ORPHA:2315Classification level: Disorder
The prevalence of JBS in Europe has been estimated to be around 1/250,000 live births.
Onset of symptoms is usually during infancy with hallmark features being aplasia/hyposia of nasal alae and pancreatic exocrine insufficiency (presenting in the newborn or young infant with failure to thrive, oily stools and fat-soluble vitamin malabsorption). Additional features include dental anomalies (oligodontia/hypodontia (see these terms) of permanent teeth; >90%), sensorineural hearing loss (~75%), scalp defects (aplasia cutis congenital; ~65%), short stature (~60%), hypothyroidism (~40%), microcephaly (~35%), intrauterine growth restriction (~30%), genitourinary malformations (~30%; cryptorchidism, micropenis, hypospadias, clitoral hypertrophy/clitoromegaly, uterovaginal anomalies, hydronephrosis), congenital heart defects (25%; atrial and ventricular septal defects, patent arterial duct, tetralogy of Fallot, hypertrophic cardiomyopathy; see these terms), and imperforate anus (~20%). A presumably high risk for diabetes mellitus development during adolescence or adulthood has been reported. Developmental and intellectual delays of variable degree are present in ~60% of cases.
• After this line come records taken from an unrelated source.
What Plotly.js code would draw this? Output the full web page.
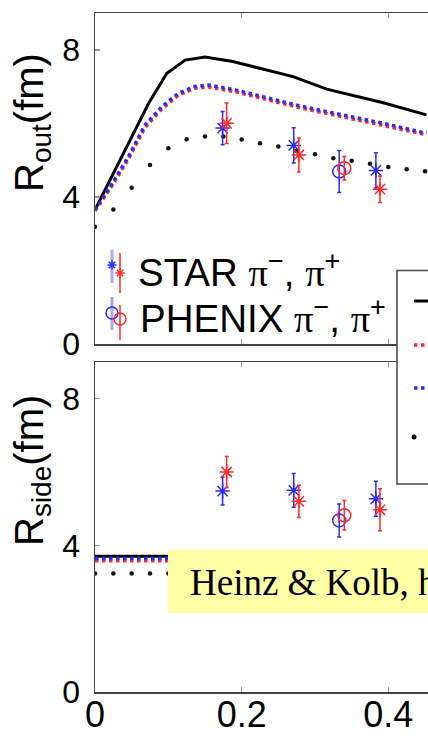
<!DOCTYPE html>
<html><head><meta charset="utf-8">
<script src="https://cdn.plot.ly/plotly-3.0.1.min.js"></script>
<style>html,body{margin:0;padding:0;overflow:hidden;background:#fff;width:428px;height:736px}#chart{width:560px;height:736px}</style>
</head><body><div id="chart"></div>
<script>
// ---------- data ----------
// model curves, top panel (R_out)
const routSolidX  = [0, 0.036, 0.073, 0.098, 0.123, 0.15, 0.188, 0.23, 0.27, 0.316, 0.36, 0.393, 0.452];
const routSolidY  = [3.65, 5.09, 6.54, 7.36, 7.72, 7.80, 7.68, 7.47, 7.27, 6.93, 6.72, 6.56, 6.23];
const routBlueX   = [0, 0.023, 0.0455, 0.068, 0.091, 0.114, 0.136, 0.155, 0.191, 0.23, 0.28, 0.33, 0.393, 0.452];
const routBlueY   = [3.65, 4.35, 5.09, 5.95, 6.45, 6.82, 7.00, 7.04, 6.91, 6.72, 6.47, 6.26, 6.00, 5.73];
const routRedY    = [3.62, 4.30, 5.03, 5.88, 6.39, 6.77, 6.95, 6.99, 6.86, 6.67, 6.42, 6.21, 5.95, 5.69];
const routDotX    = [0, 0.025, 0.05, 0.075, 0.1, 0.125, 0.15, 0.175, 0.2, 0.225, 0.25, 0.275, 0.3, 0.325, 0.35, 0.375, 0.4, 0.425, 0.45];
const routDotY    = [3.19, 3.66, 4.25, 4.87, 5.32, 5.57, 5.64, 5.64, 5.56, 5.46, 5.37, 5.25, 5.16, 5.05, 4.98, 4.90, 4.81, 4.75, 4.70];
// model curves, bottom panel (R_side), visible part only
const rsideCurveX = [0, 0.025, 0.05, 0.075, 0.1];
const rsideSolidY = [3.70, 3.70, 3.70, 3.70, 3.70];
const rsideBlueY  = [3.64, 3.64, 3.64, 3.64, 3.64];
const rsideRedY   = [3.58, 3.58, 3.58, 3.58, 3.58];
const rsideDotY   = [3.23, 3.23, 3.23, 3.23, 3.23];
// data points
const ktStarMinus   = [0.174, 0.271, 0.383];
const ktStarPlus    = [0.1795, 0.278, 0.3886];
const ktPhenixMinus = [0.333];
const ktPhenixPlus  = [0.340];
const routStarMinus = [5.87, 5.40, 4.72];  const routStarMinusErr = [0.45, 0.48, 0.48];
const routStarPlus  = [6.00, 5.14, 4.21];  const routStarPlusErr  = [0.55, 0.46, 0.36];
const routPhxMinus  = [4.69];              const routPhxMinusErr  = [0.57];
const routPhxPlus   = [4.78];              const routPhxPlusErr   = [0.32];
const rsideStarMinus = [5.48, 5.50, 5.27]; const rsideStarMinusErr = [0.38, 0.46, 0.48];
const rsideStarPlus  = [6.00, 5.20, 4.97]; const rsideStarPlusErr  = [0.42, 0.44, 0.57];
const rsidePhxMinus  = [4.68];             const rsidePhxMinusErr  = [0.45];
const rsidePhxPlus   = [4.82];             const rsidePhxPlusErr   = [0.40];
const xTicks = [0, 0.2, 0.4, 0.6];
const yTicks = [0, 4, 8];

// ---------- styling / layout ----------
const BLUE = '#2a2aff', RED = '#ff2a2a';
const W = 560, H = 736, ML = 95, MR = 25, MT = 13, MB = 44;
const PW = W - ML - MR, PH = H - MT - MB;
const px = v => (v - ML) / PW;          // pixel -> paper x
const py = v => (H - MB - v) / PH;      // pixel -> paper y
const SANS = 'Liberation Sans, Arial, Helvetica, sans-serif';
const SERIF = 'Liberation Serif, Times New Roman, serif';

function curve(x, y, xa, ya, color, dash, width) {
  return {x, y, xaxis: xa, yaxis: ya, type: 'scatter', mode: 'lines',
    line: {color, dash, width}, hoverinfo: 'skip', showlegend: false};
}
function dots(x, y, xa, ya) {
  return {x, y, xaxis: xa, yaxis: ya, type: 'scatter', mode: 'markers',
    marker: {color: '#111', size: 4.5}, hoverinfo: 'skip', showlegend: false};
}
function pts(x, y, e, xa, ya, color, symbol, size) {
  return {x, y, xaxis: xa, yaxis: ya, type: 'scatter', mode: 'markers',
    error_y: {type: 'data', array: e, visible: true, color, thickness: 1.5, width: 2},
    marker: {symbol, size, color, line: {color, width: 1.5}},
    hoverinfo: 'skip', showlegend: false};
}

const traces = [
  dots(routDotX, routDotY, 'x2', 'y2'),
  curve(routSolidX, routSolidY, 'x2', 'y2', '#000', 'solid', 3),
  curve(routBlueX, routRedY, 'x2', 'y2', RED, 'dot', 3.5),
  curve(routBlueX, routBlueY, 'x2', 'y2', BLUE, 'dot', 3.5),
  pts(ktStarMinus, routStarMinus, routStarMinusErr, 'x2', 'y2', BLUE, 'asterisk-open', 12),
  pts(ktStarPlus, routStarPlus, routStarPlusErr, 'x2', 'y2', RED, 'asterisk-open', 12),
  pts(ktPhenixMinus, routPhxMinus, routPhxMinusErr, 'x2', 'y2', BLUE, 'circle-open', 13),
  pts(ktPhenixPlus, routPhxPlus, routPhxPlusErr, 'x2', 'y2', RED, 'circle-open', 13),

  dots(rsideCurveX, rsideDotY, 'x', 'y'),
  curve(rsideCurveX, rsideSolidY, 'x', 'y', '#000', 'solid', 3),
  curve(rsideCurveX, rsideRedY, 'x', 'y', RED, 'dot', 3.5),
  curve(rsideCurveX, rsideBlueY, 'x', 'y', BLUE, 'dot', 3.5),
  pts(ktStarMinus, rsideStarMinus, rsideStarMinusErr, 'x', 'y', BLUE, 'asterisk-open', 12),
  pts(ktStarPlus, rsideStarPlus, rsideStarPlusErr, 'x', 'y', RED, 'asterisk-open', 12),
  pts(ktPhenixMinus, rsidePhxMinus, rsidePhxMinusErr, 'x', 'y', BLUE, 'circle-open', 13),
  pts(ktPhenixPlus, rsidePhxPlus, rsidePhxPlusErr, 'x', 'y', RED, 'circle-open', 13)
];

const axX = {range: [0, 0.6], tickvals: xTicks, ticks: 'inside', ticklen: 5, tickwidth: 1.5,
  tickcolor: '#999', showline: true, linecolor: '#444', linewidth: 1.5, mirror: 'ticks',
  showgrid: false, zeroline: false, ticklabelstandoff: -10,
  tickfont: {family: SANS, size: 36, color: '#000'}};
const axY = {range: [0, 9], tickvals: yTicks, ticks: 'inside', ticklen: 5, tickwidth: 1.5,
  tickcolor: '#999', showline: true, linecolor: '#444', linewidth: 1.5, mirror: 'ticks',
  showgrid: false, zeroline: false, ticklabelstandoff: 7,
  tickfont: {family: SANS, size: 32, color: '#000'}};

// legend glyph helpers (shapes in paper coords)
function seg(x0, y0, x1, y1, color, width, dash) {
  return {type: 'line', xref: 'paper', yref: 'paper', x0: px(x0), y0: py(y0), x1: px(x1), y1: py(y1),
    line: {color, width, dash: dash || 'solid'}, layer: 'above'};
}
function star(cx, cy, color) {
  const r = 4.5, d = 3.2;
  return [seg(cx - r, cy, cx + r, cy, color, 1.5), seg(cx, cy - r, cx, cy + r, color, 1.5),
          seg(cx - d, cy - d, cx + d, cy + d, color, 1.5), seg(cx - d, cy + d, cx + d, cy - d, color, 1.5)];
}
function ring(cx, cy, r, color, fill) {
  return {type: 'circle', xref: 'paper', yref: 'paper', x0: px(cx - r), x1: px(cx + r), y0: py(cy + r), y1: py(cy - r),
    line: {color, width: fill ? 0 : 1.5}, fillcolor: fill || 'rgba(0,0,0,0)', layer: 'above'};
}

const shapes = [
  // yellow note box (bottom panel)
  {type: 'rect', xref: 'x', yref: 'y', x0: 0.0995, x1: 0.8, y0: 2.15, y1: 3.88,
   fillcolor: '#ffffa6', line: {width: 0}, layer: 'above'},
  // right legend box
  {type: 'rect', xref: 'paper', yref: 'paper', x0: px(397), x1: px(700), y0: py(484), y1: py(270.5),
   fillcolor: '#fff', line: {color: '#444', width: 1.5}, layer: 'above'},
  seg(414, 301, 480, 301, '#000', 3),
  seg(414, 345, 480, 345, RED, 3.5, 'dot'),
  seg(414, 388, 480, 388, BLUE, 3.5, 'dot'),
  ring(414, 437, 2.5, '#000', '#000'),
  // left legend glyphs
  seg(112, 250, 112, 283, 'rgba(60,60,255,0.45)', 3),
  ...star(112, 265, BLUE),
  seg(120, 253, 120, 293, RED, 1.5),
  ...star(120, 273, RED),
  seg(112, 297, 112, 330, 'rgba(60,60,255,0.45)', 3),
  ring(112, 313, 6, BLUE),
  seg(120, 305, 120, 340, RED, 1.5),
  ring(120, 319, 6, RED)
];

const PI = '<span style="font-family:Liberation Serif">π</span>';
const annotations = [
  {xref: 'paper', yref: 'paper', x: px(136), y: py(269.5), xanchor: 'left', yanchor: 'middle',
   text: 'STAR ' + PI + '<sup>−</sup>, ' + PI + '<sup>+</sup>', showarrow: false,
   font: {family: SANS, size: 38.5, color: '#000'}},
  {xref: 'paper', yref: 'paper', x: px(138), y: py(315.5), xanchor: 'left', yanchor: 'middle',
   text: 'PHENIX ' + PI + '<sup>−</sup>, ' + PI + '<sup>+</sup>', showarrow: false,
   font: {family: SANS, size: 38.5, color: '#000'}},
  {xref: 'x', yref: 'y', x: 0.1268, y: 3.0, xanchor: 'left', yanchor: 'middle',
   text: 'Heinz &amp; Kolb, hep-ph/0204061', showarrow: false,
   font: {family: SERIF, size: 37, color: '#000'}},
  // y-axis titles
  {xref: 'paper', yref: 'paper', x: px(32), y: py(123), xanchor: 'center', yanchor: 'middle',
   textangle: -90, text: 'R<sub>out</sub>(fm)', showarrow: false,
   font: {family: SANS, size: 40, color: '#000'}},
  {xref: 'paper', yref: 'paper', x: px(32), y: py(471), xanchor: 'center', yanchor: 'middle',
   textangle: -90, text: 'R<sub>side</sub>(fm)', showarrow: false,
   font: {family: SANS, size: 40, color: '#000'}}
];

const layout = {
  width: W, height: H, margin: {l: ML, r: MR, t: MT, b: MB},
  paper_bgcolor: '#fff', plot_bgcolor: '#fff', showlegend: false, hovermode: false,
  xaxis: Object.assign({}, axX, {anchor: 'y'}),
  yaxis: Object.assign({}, axY, {domain: [0, (H - MB - 362) / PH], anchor: 'x'}),
  xaxis2: Object.assign({}, axX, {anchor: 'y2', matches: 'x', showticklabels: false}),
  yaxis2: Object.assign({}, axY, {domain: [(H - MB - 344) / PH, 1], anchor: 'x2'}),
  shapes, annotations
};

Plotly.newPlot('chart', traces, layout, {staticPlot: true, displayModeBar: false});
</script></body></html>
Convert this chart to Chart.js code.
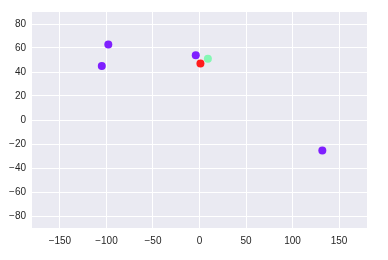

Other frequent minor signs include abnormal frontal hair pattern (upsweep), lacrimal duct anomalies, severe facial clefting (cleft lip/palate) and lower eyelid coloboma. Less common features are natal teeth, tethered spinal cord, poly-/syndactyly of the feet, prostate aplasia, gastroesophageal reflux, cholestatic liver disease, café au-lait spots, growth hormone deficiency, hypopituitarism, brain malformations (e.g. arhinencephaly), situs inversus, and osseous malformations (left hip dislocation).
Most cases of JBS are caused by mutations of UBR1 gene (15q13) which encodes a protein highly expressed in pancreatic acinar cells. UBR1 deficiency may contribute to gradual destruction of previously formed acinar cells starting prenatally, thereby leading to pancreatic enzymes deficiency.
Diagnosis is based on identification of the pathognomonic combination of congenital or infantile exocrine pancreatic insufficiency (fecal fat quantification; fecal elastase; C-triglyceride breath test) with other characteristic anomalies such as aplasia/hyposia alae nasi. Diagnosis is confirmed by genetic screening of UBR1.
Differential diagnosis includes cystic fibrosis, Shwachman-Diamond syndrome, Pearson Marrow-Pancreas syndrome, partial pancreatic agenesis (for congenital exocrine pancreatic insufficiency), oculodentodigital dysplasia (for hypoplasia of the alae nasi) and Adams-Oliver syndrome (for aplasia cutis congenita) (see these terms).
Prenatal diagnosis is suspected by a beak-like nose (due to aplasia/hypoplasia of nasal alae) and a dilated sigmoid colon suggestive of imperforate anus at 21 weeks of gestation. Molecular testing of UBR1 confirms the diagnosis.
Transmission is autosomal recessive. Inter- rather than intrafamilial variability have been described.
Management and treatment
Treatment includes oral administration of exogenous pancreatic enzymes and nutritional support (high-calorie diet with 30-40% calories from fat, lipase, fat-soluble vitamins and mineral supplementation) for pancreatic insufficiency; thyroid hormone substitution; surgery for anorectal and genitourinary malformations; hearing aids for deafness; insulin for diabetes mellitus; early intervention programs and specific education for patients with intellectual disabilities; and dental implantation during the teenage years. Facial malformations may be corrected by plastic surgery.
Pancreatic insufficiency and complications of severe malnutrition (e.g. severe hypoproteinemia, vitamin deficiency, immunodeficiency) may lead to death in infancy or early childhood. For patients managed appropriately, survival into adulthood is the rule.